A cyberattack this summer on JPMorgan Chase compromised more than 76 million household accounts and 7 million small-business accounts, making it among the largest corporate hacks ever discovered.

The latest revelations, which were disclosed in a regulatory filing Thursday, vastly dwarf earlier estimates that hackers had gained access to roughly 1 million customer accounts.

The new details about the extent of the hack, which began in June but wasn't discovered until July, sent JPMorgan scrambling to contain the fallout.

Hackers were able to burrow deep into JPMorgan's computer systems, accessing the accounts of more than 90 servers — a breach that underscores just how vulnerable the global financial system is to cybercrime. Until now, most of the largest hack attacks on corporations have been confined to retailers like Target and Home Depot.

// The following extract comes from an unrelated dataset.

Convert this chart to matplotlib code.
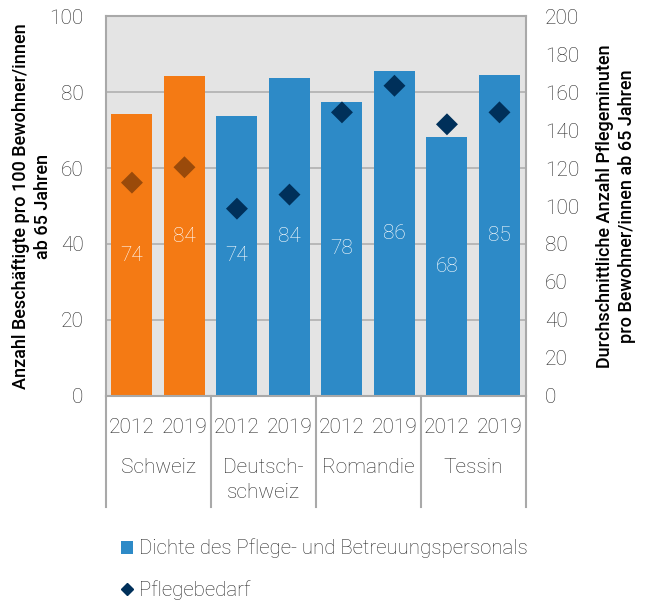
import numpy as np
import matplotlib.pyplot as plt
from matplotlib.patches import Patch
from matplotlib.lines import Line2D
import matplotlib.transforms as mtransforms

plt.rcParams['font.family'] = ['Roboto', 'DejaVu Sans']

years = ['2012', '2019', '2012', '2019', '2012', '2019', '2012', '2019']
regions = ['Schweiz', 'Deutsch-\nschweiz', 'Romandie', 'Tessin']
dichte = [74.2, 84.2, 73.7, 83.8, 77.4, 85.5, 68.1, 84.6]
dichte_labels = ['74', '84', '74', '84', '78', '86', '68', '85']
pflegebedarf = [112.3, 120.4, 98.6, 106.0, 149.3, 163.3, 143.0, 149.3]

orange = '#F47A14'
blue = '#2D8AC7'
brown = '#9A4A0A'
navy = '#00305A'
grey = '#A9A9A9'
txt = '#2A2A2A'

fig = plt.figure(figsize=(6.5, 6.05), dpi=100)
ax = fig.add_axes([0.1626, 0.3455, 0.6462, 0.628])
ax.set_facecolor('#E4E4E4')

x = np.arange(len(dichte))
bar_cols = [orange, orange] + [blue] * 6
bars = ax.bar(x, dichte, width=0.78, color=bar_cols, zorder=2)
ax.bar_label(bars, labels=dichte_labels, label_type='center', color='white',
             fontsize=15, fontweight='light')

ax.set_xlim(-0.5, 7.5)
ax.set_ylim(0, 100)
ax.set_yticks(range(0, 101, 20))
ax.yaxis.grid(True, color='#B4B4B4', linewidth=1.3, zorder=1)
ax.set_axisbelow(True)
ax.tick_params(axis='both', length=0, labelsize=15, labelcolor=txt)
ax.tick_params(axis='x', pad=16)
ax.set_xticks(x)
ax.set_xticklabels(years, fontweight='light')
for lab in ax.get_yticklabels():
    lab.set_fontweight('light')
ax.tick_params(axis='y', pad=16)
for s in ax.spines.values():
    s.set_color(grey)
    s.set_linewidth(1.5)

ax.set_ylabel('Anzahl Beschäftigte pro 100 Bewohner/innen\nab 65 Jahren',
              fontsize=13, fontweight='medium', labelpad=-2, linespacing=1.3)

ax2 = ax.twinx()
ax2.set_ylim(0, 200)
ax2.set_yticks(range(0, 201, 20))
ax2.tick_params(axis='y', length=0, labelsize=15, labelcolor=txt, pad=14)
for lab in ax2.get_yticklabels():
    lab.set_fontweight('light')
for s in ax2.spines.values():
    s.set_visible(False)
mark_cols = [brown, brown] + [navy] * 6
ax2.scatter(x, pflegebedarf, marker='D', s=125, c=mark_cols, zorder=3,
            linewidths=0)
ax2.set_ylabel('Durchschnittliche Anzahl Pflegeminuten\npro Bewohner/innen ab 65 Jahren',
               fontsize=13, fontweight='medium', labelpad=12, linespacing=1.3)

# group separators and region labels below the axis
trans = mtransforms.blended_transform_factory(ax.transData, ax.transAxes)
for b in [-0.5, 1.5, 3.5, 5.5, 7.5]:
    ax.plot([b, b], [0, -0.292], transform=trans, color=grey, linewidth=1.5,
            clip_on=False)
for i, r in enumerate(regions):
    ax.text(2 * i + 0.5, -0.164, r, transform=trans, ha='center', va='top',
            fontsize=15, fontweight='light', color=txt, linespacing=1.4)

handles = [Patch(facecolor=blue, edgecolor='none'),
           Line2D([], [], marker='D', linestyle='none', color=navy, markersize=6)]
fig.legend(handles, ['Dichte des Pflege- und Betreuungspersonals', 'Pflegebedarf'],
           loc='upper left', bbox_to_anchor=(0.158, 0.14),
           frameon=False, labelspacing=1.05, handlelength=0.6, handleheight=0.6,
           handletextpad=0.3, labelcolor=txt,
           prop={'weight': 'light', 'size': 14.7})

fig.savefig('out.png', dpi=100)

And unlike those retailers, JPMorgan has far more sensitive financial information about customers. Investigators in law enforcement remain puzzled by the attack on the bank because there is no evidence that the attackers looted any customer money from accounts.

In its filing, JPMorgan said there was no evidence that account information, including passwords or Social Security numbers, were taken.

The lack of any apparent profit motive has generated speculation among law enforcement officials and security experts that the hackers were sponsored by foreign governments either in Russia or in southern Europe.

By the time JPMorgan first suspected the breach in late July, hackers had already "rooted" more than 90 computer servers — hacker-speak for gaining the highest level of privilege to those machines — according to several people briefed on the results of the bank's forensics investigation who were not allowed to discuss it publicly.

It is still not clear how hackers managed to gain deep access to the bank's computer network.

More disturbing still, say people familiar with the matter who asked not to be identified by the New York Times, hackers made off with a list of the applications and programs that run on every standard JPMorgan computer — a hacker's road map of sorts — which hackers could cross-check with known vulnerabilities in each program and Web application, in search of an entry point back into the bank's systems.

The people familiar with the matter said it would take months for the bank to swap out its programs and applications and renegotiate licensing deals with its technology suppliers, leaving hackers plenty of time to mine the bank's systems for unpatched, or undiscovered, vulnerabilities that would allow them re-entry into JPMorgan's systems.

The original hack sent ripples through the financial system and prompted an FBI investigation, even as Wall Street, which has been a frequent target for hackers in recent years, worked to guard against the threats.

The bank was also forced to update its regulators, including the Federal Reserve, on the extent of the breach. The bank said at the time that there was no indication any customer money was taken and that it thought it had secured all its systems.